Близко знавший Рузвельта Гарри Гопкинс, отмечая колебания своего шефа в малых проблемах, настаивает, что «в больших вопросах — в вопросах большой, реальной, постоянной значимости он никогда не изменял себе, он никогда не спускался со своей высоты». И Элеонора Рузвельт, не лишенная критического чутья, утверждает, что на протяжении всего своего жизненного пути ФДР никогда не уклонялся от главной цели — сделать жизнь своих соотечественников лучше. «Тысяча и одно средство были использованы, изменения курса были налицо, но эта цель всегда и везде оставалась главенствующей». Подводя итоги, историк Артур Шле-синджер пишет, что этот президент всегда был на стороне жизни, действия, движения вперед, будущего. Его феноменальная жизненная сила мобилизовала жизненную силу его страны, и это обеспечило его историческое бессмертие.
Когда на перевалах истории другие вожди, в других странах стараются реализовать нечто большее, чем сочувствие простому человеку и скромным людям, они демонстрируют полное незнание истории. Ее главная ниша для тех, кто выведет свой народ из обрушившихся на него несчастий. Солидарность — вот ключевое слово. С нею мы смело можем не бояться ничего, кроме самого страха.
Прав философ Исайя Берлин, указавший на исключительную человеческую чувствительность Рузвельта, на его знание, сознательное и бессознательное, надежд, страха и устремлений того множества людей, которые составляют народ.

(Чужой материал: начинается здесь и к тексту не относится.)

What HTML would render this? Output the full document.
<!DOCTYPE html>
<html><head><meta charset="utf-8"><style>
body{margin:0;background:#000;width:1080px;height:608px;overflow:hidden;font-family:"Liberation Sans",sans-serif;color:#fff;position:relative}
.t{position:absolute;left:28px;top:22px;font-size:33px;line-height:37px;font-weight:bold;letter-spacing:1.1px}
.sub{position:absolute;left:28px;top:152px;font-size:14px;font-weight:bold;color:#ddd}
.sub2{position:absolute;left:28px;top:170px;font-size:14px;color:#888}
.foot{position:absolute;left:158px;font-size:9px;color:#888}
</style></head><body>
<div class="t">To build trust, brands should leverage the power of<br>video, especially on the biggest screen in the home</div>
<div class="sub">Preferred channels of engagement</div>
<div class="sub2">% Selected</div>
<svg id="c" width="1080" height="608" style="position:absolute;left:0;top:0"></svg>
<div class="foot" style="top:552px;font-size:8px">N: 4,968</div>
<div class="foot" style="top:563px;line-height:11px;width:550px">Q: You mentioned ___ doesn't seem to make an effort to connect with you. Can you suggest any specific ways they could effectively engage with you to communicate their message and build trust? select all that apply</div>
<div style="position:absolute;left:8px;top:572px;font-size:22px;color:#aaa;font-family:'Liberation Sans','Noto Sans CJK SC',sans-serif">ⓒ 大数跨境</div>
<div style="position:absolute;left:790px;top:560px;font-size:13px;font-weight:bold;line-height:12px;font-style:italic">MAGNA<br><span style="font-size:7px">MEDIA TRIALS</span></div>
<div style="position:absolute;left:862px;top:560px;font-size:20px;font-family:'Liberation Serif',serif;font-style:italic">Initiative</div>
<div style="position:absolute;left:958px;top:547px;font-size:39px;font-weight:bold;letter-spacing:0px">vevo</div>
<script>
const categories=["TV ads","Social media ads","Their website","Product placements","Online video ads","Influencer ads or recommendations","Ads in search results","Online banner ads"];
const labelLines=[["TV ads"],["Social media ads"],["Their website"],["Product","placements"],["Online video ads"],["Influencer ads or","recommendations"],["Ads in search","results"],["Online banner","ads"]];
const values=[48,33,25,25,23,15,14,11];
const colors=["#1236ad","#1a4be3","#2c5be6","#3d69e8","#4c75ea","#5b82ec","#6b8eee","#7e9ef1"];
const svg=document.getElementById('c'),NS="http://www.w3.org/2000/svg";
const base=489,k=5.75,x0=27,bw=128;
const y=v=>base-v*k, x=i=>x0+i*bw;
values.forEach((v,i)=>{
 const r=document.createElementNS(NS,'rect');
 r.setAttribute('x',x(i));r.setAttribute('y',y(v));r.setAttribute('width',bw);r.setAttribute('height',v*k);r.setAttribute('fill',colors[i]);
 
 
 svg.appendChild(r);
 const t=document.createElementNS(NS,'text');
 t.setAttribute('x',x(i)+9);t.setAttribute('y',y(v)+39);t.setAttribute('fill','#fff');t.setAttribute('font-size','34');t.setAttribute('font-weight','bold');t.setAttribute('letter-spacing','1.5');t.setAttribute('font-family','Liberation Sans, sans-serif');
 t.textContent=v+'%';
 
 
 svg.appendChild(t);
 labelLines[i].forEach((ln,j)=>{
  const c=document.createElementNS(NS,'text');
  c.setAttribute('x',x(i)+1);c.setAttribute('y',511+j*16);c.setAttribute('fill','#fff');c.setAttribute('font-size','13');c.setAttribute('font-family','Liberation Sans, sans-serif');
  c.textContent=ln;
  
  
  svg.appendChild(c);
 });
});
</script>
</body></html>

Это вольное или невольное знание, считает Берлин, было главным источником его величия, его гения, его места в истории. Словно различные потоки разнообразного общества отразили общую сейсмограмму в его нервной системе. Но знания было бы недостаточно. «Прежде всего, — пишет Берлин, — он был абсолютно бесстрашен. Он был одним из немногих государственных деятелей двадцатого века — да и любого века, — который не имел страха перед будущим».
При всей внутренней противоречивости своих действий он спрессовал солидарность и единство своего народа в двух крупнейших испытаниях двадцатого века. Он сумел сделать единой страну разительных социальных, культурных и расовых контрастов, он нашел то общее, что объединило великую нацию эмигрантов. Он остановил деградацию и придал энергию сползающей в апатию стране. Тысячи помыслов, миллионы надежд он сплавил в оптимистическое движение вперед, спасая экономически — строй, социально — общество, психологически — народ. Ища баланс «за» и «против», Ф. Перкинс приходит к выводу: «У него были почти прорывы ясновидения, понимания трагического разнообразия интересов, не имеющих, казалось, отношения друг к другу».
Историк Эрик Лараби ставит во главу угла тот факт, что «понимание взаимосвязанности вещей, людей и процессов было для него не условием, а главенствующим принципом — и это позволило ему не только охватить проблемы, но и передать это всему населению страны… Осуществляя руководство, он заслужил благодарность своих соотечественников».
Был бы мир иным, если бы Рузвельт находился у власти еще несколько лет? Выступая в 1971 году, один из лидеров его «мозгового треста» Рекс Тагвел ответил: «Безусловно». «Если бы он прожил еще двенадцать лет, то был бы избран на пятый и шестой срок», он избавил бы страну от ошибок Трумэна и Эйзенхауэра. После его смерти мир «лишился разумного курса. Ему смерть не принесла несчастья, для оставшихся живыми — принесла». У ФДР были уникальные черты — только он мог создать государство, где происходит общий подъем уровня жизни. И только он смог бы наладить более правильный атомный мир, сделать ООН эффективным инструментом. Его наследники в Белом доме поневоле должны были отвечать на вопрос, «что теперь осталось делать?» До какой степени оставаться лояльным ФДР? Стиль президентства отныне был изменен, отныне владельца Белого дома нельзя было считать самым большим отшельником в стране. «Рузвельт, — пишет историк Хью Галлахер, — был главнокомандующим, экономистом, дипломатом, посредником, законодателем, отцом народа. Он внушил уверенность в час отчаяния. Он привел к победе после громких поражений. Все новости, все события отныне проистекали из Белого дома, фактически от самого президента. Этим президентом был Франклин Д. Рузвельт, и такова была его концепция президентства». Воспроизвести такое президентство не дано практически никому, «особенно в послеядерный, кибернетический, синергетический век». Английский историк Годфри Ходжсон приходит к выводу, что «Рузвельта нельзя упрекать за исключительные личные таланты, еще меньше — за перемены в последующих поколениях, в которых он никак не виноват… но Рузвельта почти можно упрекнуть за то, что его наследники не сумели оправдать слишком завышенных надежд, порожденных его талантом, его президентством». И до сих пор остро звучат слова великого президента, что «мерой здоровья общества является его отклик на беды самых нуждающихся» — критерий справедливого правления.